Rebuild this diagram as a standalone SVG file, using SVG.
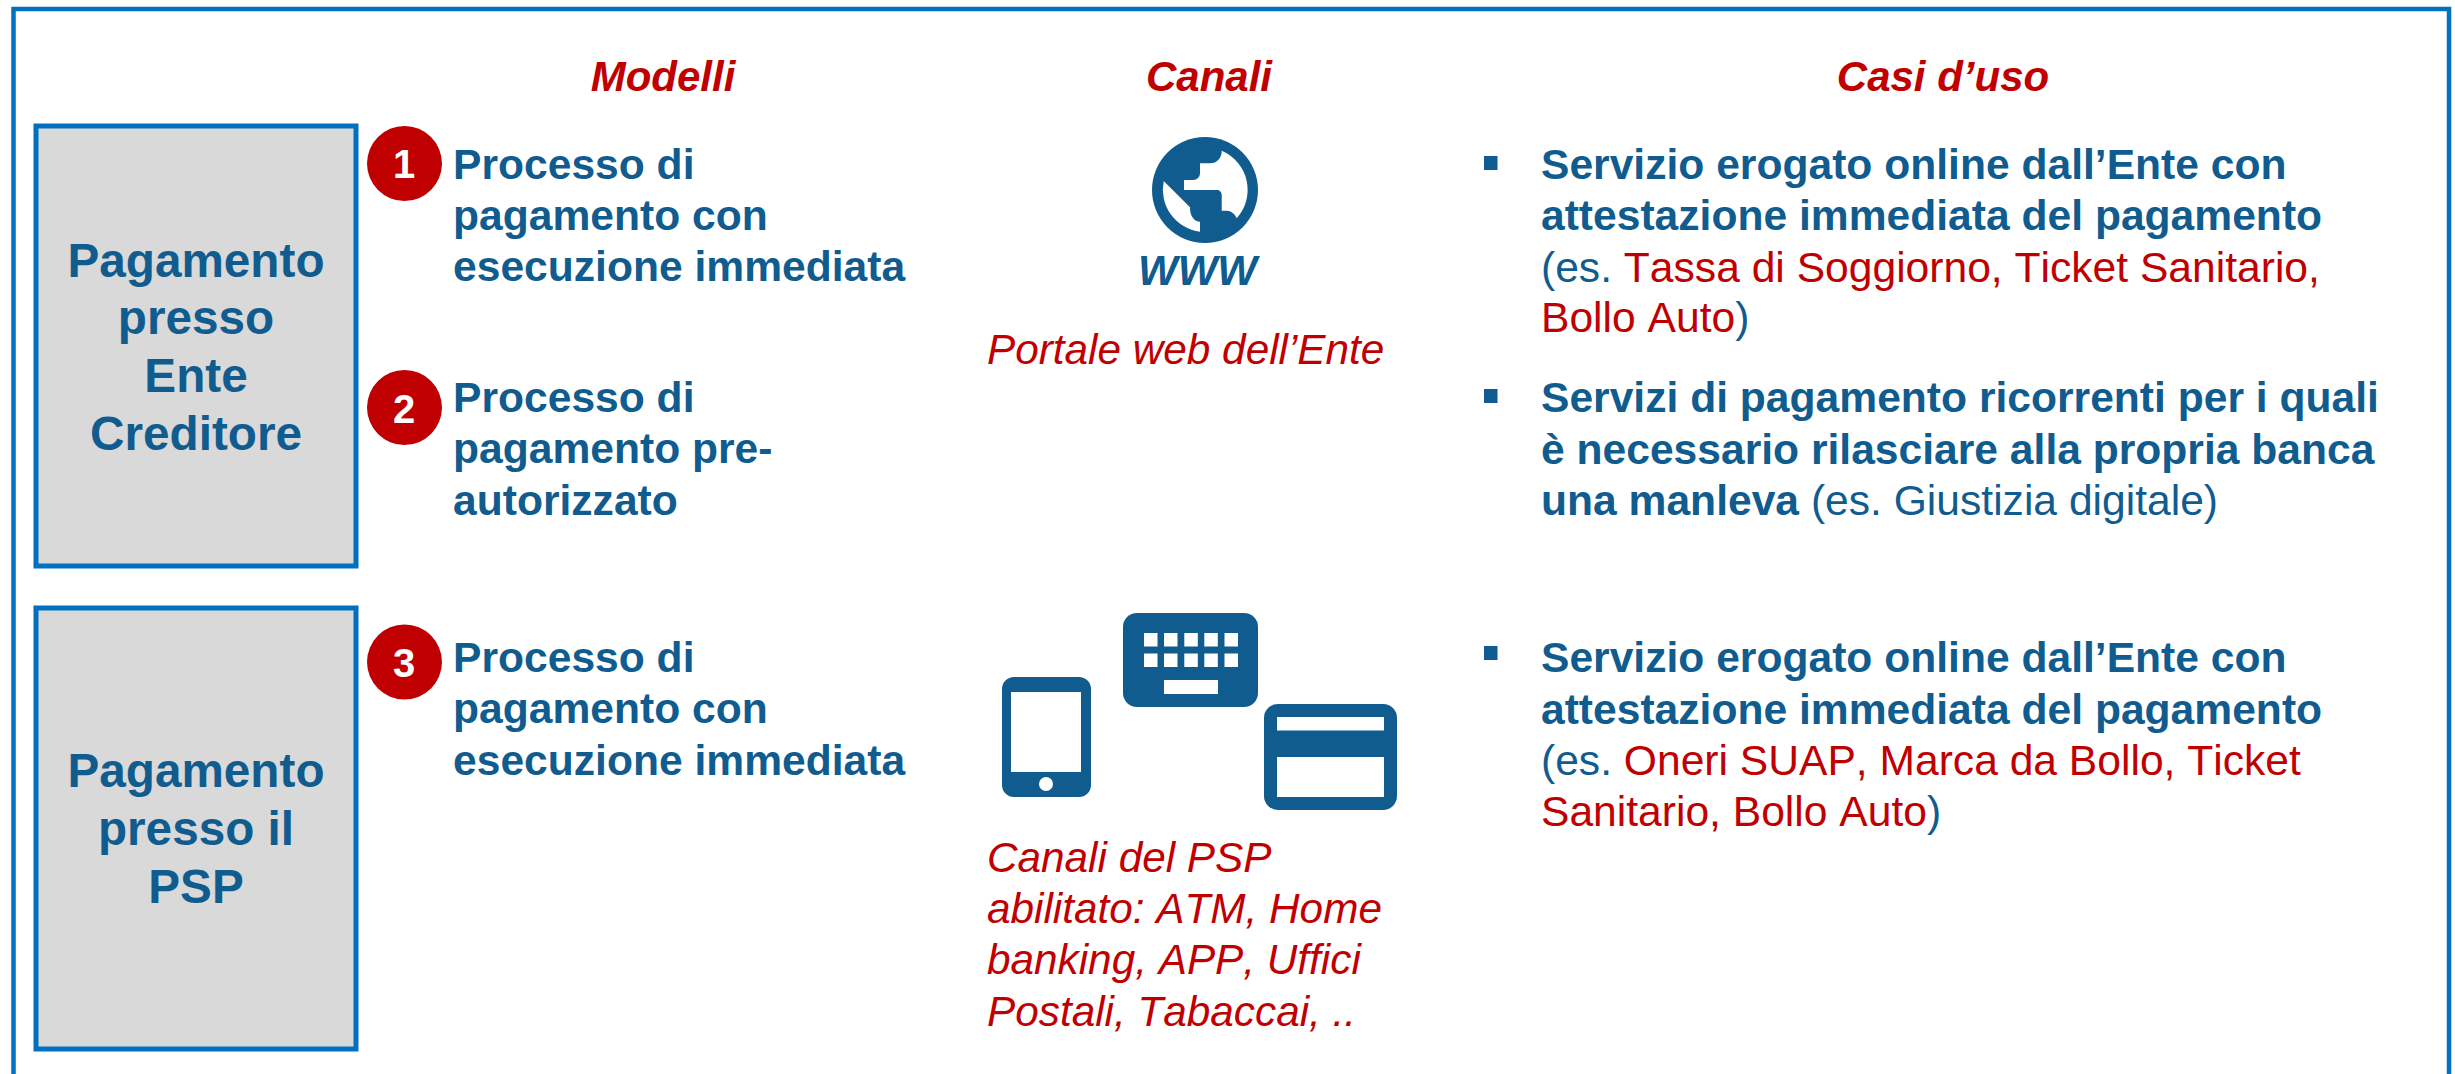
<svg xmlns="http://www.w3.org/2000/svg" width="2455" height="1074" viewBox="0 0 2455 1074">
<style>
text{font-family:"Liberation Sans",Arial,sans-serif;font-kerning:none}
.blue{fill:#115C8F}
.b{font-weight:700;font-size:42.6px}
.h{font-weight:700;font-style:italic;font-size:42px;fill:#C00000;text-anchor:middle}
.box{fill:#D9D9D9;stroke:#0070C0;stroke-width:5}
.t{font-size:47.7px;font-weight:700;fill:#115C8F;text-anchor:middle}
.m{font-size:42.6px;font-weight:700;fill:#115C8F}
.n{font-size:40px;font-weight:700;fill:#fff;text-anchor:middle}
.c{font-size:42.6px;fill:#115C8F}
.r{fill:#C00000}
.ci{font-size:42.3px;font-style:italic;fill:#C00000}
</style>
<rect x="0" y="0" width="2455" height="1074" fill="#fff"/>
<path id="frame" d="M13.500 1074V9H2449V1074" fill="none" stroke="#0070C0" stroke-width="4.500"/>
<g id="headers">
<text class="h" x="663" y="91">Modelli</text>
<text class="h" x="1209" y="91">Canali</text>
<text class="h" x="1943" y="91">Casi d’uso</text>
</g>
<g id="box-ente"><rect class="box" x="36" y="126" width="320" height="440"/>
<text class="t" x="196" y="277">Pagamento</text><text class="t" x="196" y="334">presso</text><text class="t" x="196" y="392">Ente</text><text class="t" x="196" y="450">Creditore</text></g>
<g id="box-psp"><rect class="box" x="36" y="608" width="320" height="441"/>
<text class="t" x="196" y="787">Pagamento</text><text class="t" x="196" y="845">presso il</text><text class="t" x="196" y="903">PSP</text></g>
<g id="model-1"><circle cx="404.500" cy="163.500" r="37.500" fill="#C00000"/><text class="n" x="404" y="178">1</text>
<text class="m" x="453" y="179">Processo di</text><text class="m" x="453" y="230">pagamento con</text><text class="m" x="453" y="281">esecuzione immediata</text></g>
<g id="model-2"><circle cx="404.500" cy="407.500" r="37.500" fill="#C00000"/><text class="n" x="404" y="423">2</text>
<text class="m" x="453" y="412">Processo di</text><text class="m" x="453" y="463">pagamento pre-</text><text class="m" x="453" y="515">autorizzato</text></g>
<g id="model-3"><circle cx="404.500" cy="662" r="37.500" fill="#C00000"/><text class="n" x="404" y="677">3</text>
<text class="m" x="453" y="672">Processo di</text><text class="m" x="453" y="723">pagamento con</text><text class="m" x="453" y="775">esecuzione immediata</text></g>
<g id="channel-web">
<circle cx="1205" cy="190" r="53" fill="#115C8F"/>
<path d="M1221.700 150.700C1221.700 158 1217 163.300 1210 163.300H1200V173C1200 177 1197 180 1193.300 180H1184V190H1216.700C1219.500 190 1221.700 192 1221.700 195V210.700H1226.700C1231 210.700 1235 214 1236.700 218.300A42.500 42.500 0 0 0 1221.700 150.700Z" fill="#fff"/>
<path d="M1163.700 181L1190 207.300C1190 212 1191 216 1193 218C1195 220.500 1197 221.700 1200 221.700V231.700A42.500 42.500 0 0 1 1163.700 181Z" fill="#fff"/>
<text x="1138" y="285" font-size="42" font-weight="700" font-style="italic" class="blue">WWW</text>
<text class="ci" x="987" y="364">Portale web dell’Ente</text>
</g>
<g id="channel-psp" class="blue">
<rect x="1002" y="677" width="89" height="120" rx="12"/><rect x="1011" y="692" width="70" height="80" fill="#fff"/><circle cx="1046" cy="784" r="7" fill="#fff"/>
<rect x="1123" y="613" width="135" height="94" rx="14"/>
<g fill="#fff"><rect x="1144" y="633" width="13.500" height="13.500"/><rect x="1164" y="633" width="13.500" height="13.500"/><rect x="1184.300" y="633" width="13.500" height="13.500"/><rect x="1204.300" y="633" width="13.500" height="13.500"/><rect x="1224.500" y="633" width="13.500" height="13.500"/><rect x="1144" y="653.500" width="13.500" height="13.500"/><rect x="1164" y="653.500" width="13.500" height="13.500"/><rect x="1184.300" y="653.500" width="13.500" height="13.500"/><rect x="1204.300" y="653.500" width="13.500" height="13.500"/><rect x="1224.500" y="653.500" width="13.500" height="13.500"/><rect x="1164" y="680" width="54" height="14"/></g>
<rect x="1264" y="704" width="133" height="106" rx="14"/><rect x="1277" y="717" width="107" height="13.500" fill="#fff"/><rect x="1277" y="757" width="107" height="40" fill="#fff"/>
<text class="ci" x="987" y="871.500">Canali del PSP</text><text class="ci" x="987" y="922.700">abilitato: ATM, Home</text><text class="ci" x="987" y="974">banking, APP, Uffici</text><text class="ci" x="987" y="1026">Postali, Tabaccai, ..</text>
</g>
<g id="use-cases">
<g fill="#115C8F"><rect x="1484" y="156" width="13.500" height="14"/><rect x="1484" y="389" width="13.500" height="14"/><rect x="1484" y="646" width="13.500" height="14"/></g>
<text class="b" fill="#115C8F" x="1541" y="179.300">Servizio erogato online dall’Ente con</text>
<text class="b" fill="#115C8F" x="1541" y="230">attestazione immediata del pagamento</text>
<text class="c" x="1541" y="281.700">(es. <tspan class="r">Tassa di Soggiorno, Ticket Sanitario,</tspan></text>
<text class="c" x="1541" y="331.700"><tspan class="r">Bollo Auto</tspan>)</text>
<text class="b" fill="#115C8F" x="1541" y="412">Servizi di pagamento ricorrenti per i quali</text>
<text class="b" fill="#115C8F" x="1541" y="464">è necessario rilasciare alla propria banca</text>
<text class="c" x="1541" y="515"><tspan class="b">una manleva</tspan> (es. Giustizia digitale)</text>
<text class="b" fill="#115C8F" x="1541" y="672">Servizio erogato online dall’Ente con</text>
<text class="b" fill="#115C8F" x="1541" y="723.500">attestazione immediata del pagamento</text>
<text class="c" x="1541" y="775">(es. <tspan class="r">Oneri SUAP, Marca da Bollo, Ticket</tspan></text>
<text class="c" x="1541" y="826"><tspan class="r">Sanitario, Bollo Auto</tspan>)</text>
</g>
</svg>
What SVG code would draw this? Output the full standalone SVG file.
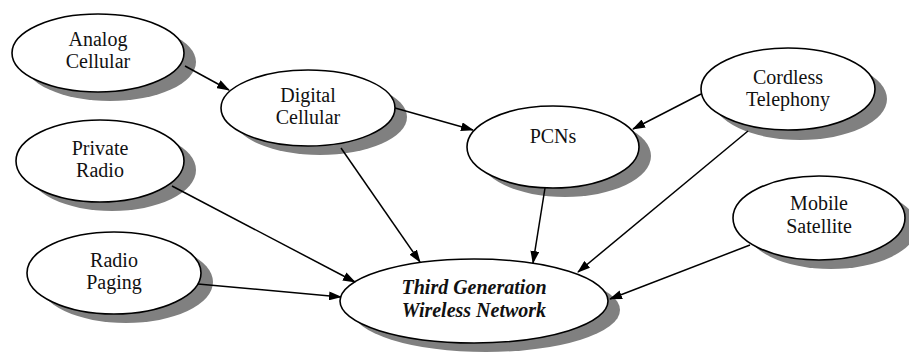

STATED EXERCISE:
Copy every record above exactly as written, but leave out the pictures.

SOLUTION TO THIS PROBLEM:
Rebuild this diagram as a standalone SVG file, using SVG.
<svg xmlns="http://www.w3.org/2000/svg" width="2455" height="1074" viewBox="0 0 2455 1074">
<style>
text{font-family:"Liberation Sans",Arial,sans-serif;font-kerning:none}
.blue{fill:#115C8F}
.b{font-weight:700;font-size:42.6px}
.h{font-weight:700;font-style:italic;font-size:42px;fill:#C00000;text-anchor:middle}
.box{fill:#D9D9D9;stroke:#0070C0;stroke-width:5}
.t{font-size:47.7px;font-weight:700;fill:#115C8F;text-anchor:middle}
.m{font-size:42.6px;font-weight:700;fill:#115C8F}
.n{font-size:40px;font-weight:700;fill:#fff;text-anchor:middle}
.c{font-size:42.6px;fill:#115C8F}
.r{fill:#C00000}
.ci{font-size:42.3px;font-style:italic;fill:#C00000}
</style>
<rect x="0" y="0" width="2455" height="1074" fill="#fff"/>
<path id="frame" d="M13.500 1074V9H2449V1074" fill="none" stroke="#0070C0" stroke-width="4.500"/>
<g id="headers">
<text class="h" x="663" y="91">Modelli</text>
<text class="h" x="1209" y="91">Canali</text>
<text class="h" x="1943" y="91">Casi d’uso</text>
</g>
<g id="box-ente"><rect class="box" x="36" y="126" width="320" height="440"/>
<text class="t" x="196" y="277">Pagamento</text><text class="t" x="196" y="334">presso</text><text class="t" x="196" y="392">Ente</text><text class="t" x="196" y="450">Creditore</text></g>
<g id="box-psp"><rect class="box" x="36" y="608" width="320" height="441"/>
<text class="t" x="196" y="787">Pagamento</text><text class="t" x="196" y="845">presso il</text><text class="t" x="196" y="903">PSP</text></g>
<g id="model-1"><circle cx="404.500" cy="163.500" r="37.500" fill="#C00000"/><text class="n" x="404" y="178">1</text>
<text class="m" x="453" y="179">Processo di</text><text class="m" x="453" y="230">pagamento con</text><text class="m" x="453" y="281">esecuzione immediata</text></g>
<g id="model-2"><circle cx="404.500" cy="407.500" r="37.500" fill="#C00000"/><text class="n" x="404" y="423">2</text>
<text class="m" x="453" y="412">Processo di</text><text class="m" x="453" y="463">pagamento pre-</text><text class="m" x="453" y="515">autorizzato</text></g>
<g id="model-3"><circle cx="404.500" cy="662" r="37.500" fill="#C00000"/><text class="n" x="404" y="677">3</text>
<text class="m" x="453" y="672">Processo di</text><text class="m" x="453" y="723">pagamento con</text><text class="m" x="453" y="775">esecuzione immediata</text></g>
<g id="channel-web">
<circle cx="1205" cy="190" r="53" fill="#115C8F"/>
<path d="M1221.700 150.700C1221.700 158 1217 163.300 1210 163.300H1200V173C1200 177 1197 180 1193.300 180H1184V190H1216.700C1219.500 190 1221.700 192 1221.700 195V210.700H1226.700C1231 210.700 1235 214 1236.700 218.300A42.500 42.500 0 0 0 1221.700 150.700Z" fill="#fff"/>
<path d="M1163.700 181L1190 207.300C1190 212 1191 216 1193 218C1195 220.500 1197 221.700 1200 221.700V231.700A42.500 42.500 0 0 1 1163.700 181Z" fill="#fff"/>
<text x="1138" y="285" font-size="42" font-weight="700" font-style="italic" class="blue">WWW</text>
<text class="ci" x="987" y="364">Portale web dell’Ente</text>
</g>
<g id="channel-psp" class="blue">
<rect x="1002" y="677" width="89" height="120" rx="12"/><rect x="1011" y="692" width="70" height="80" fill="#fff"/><circle cx="1046" cy="784" r="7" fill="#fff"/>
<rect x="1123" y="613" width="135" height="94" rx="14"/>
<g fill="#fff"><rect x="1144" y="633" width="13.500" height="13.500"/><rect x="1164" y="633" width="13.500" height="13.500"/><rect x="1184.300" y="633" width="13.500" height="13.500"/><rect x="1204.300" y="633" width="13.500" height="13.500"/><rect x="1224.500" y="633" width="13.500" height="13.500"/><rect x="1144" y="653.500" width="13.500" height="13.500"/><rect x="1164" y="653.500" width="13.500" height="13.500"/><rect x="1184.300" y="653.500" width="13.500" height="13.500"/><rect x="1204.300" y="653.500" width="13.500" height="13.500"/><rect x="1224.500" y="653.500" width="13.500" height="13.500"/><rect x="1164" y="680" width="54" height="14"/></g>
<rect x="1264" y="704" width="133" height="106" rx="14"/><rect x="1277" y="717" width="107" height="13.500" fill="#fff"/><rect x="1277" y="757" width="107" height="40" fill="#fff"/>
<text class="ci" x="987" y="871.500">Canali del PSP</text><text class="ci" x="987" y="922.700">abilitato: ATM, Home</text><text class="ci" x="987" y="974">banking, APP, Uffici</text><text class="ci" x="987" y="1026">Postali, Tabaccai, ..</text>
</g>
<g id="use-cases">
<g fill="#115C8F"><rect x="1484" y="156" width="13.500" height="14"/><rect x="1484" y="389" width="13.500" height="14"/><rect x="1484" y="646" width="13.500" height="14"/></g>
<text class="b" fill="#115C8F" x="1541" y="179.300">Servizio erogato online dall’Ente con</text>
<text class="b" fill="#115C8F" x="1541" y="230">attestazione immediata del pagamento</text>
<text class="c" x="1541" y="281.700">(es. <tspan class="r">Tassa di Soggiorno, Ticket Sanitario,</tspan></text>
<text class="c" x="1541" y="331.700"><tspan class="r">Bollo Auto</tspan>)</text>
<text class="b" fill="#115C8F" x="1541" y="412">Servizi di pagamento ricorrenti per i quali</text>
<text class="b" fill="#115C8F" x="1541" y="464">è necessario rilasciare alla propria banca</text>
<text class="c" x="1541" y="515"><tspan class="b">una manleva</tspan> (es. Giustizia digitale)</text>
<text class="b" fill="#115C8F" x="1541" y="672">Servizio erogato online dall’Ente con</text>
<text class="b" fill="#115C8F" x="1541" y="723.500">attestazione immediata del pagamento</text>
<text class="c" x="1541" y="775">(es. <tspan class="r">Oneri SUAP, Marca da Bollo, Ticket</tspan></text>
<text class="c" x="1541" y="826"><tspan class="r">Sanitario, Bollo Auto</tspan>)</text>
</g>
</svg>
What SVG code would draw this? Output the full standalone SVG file.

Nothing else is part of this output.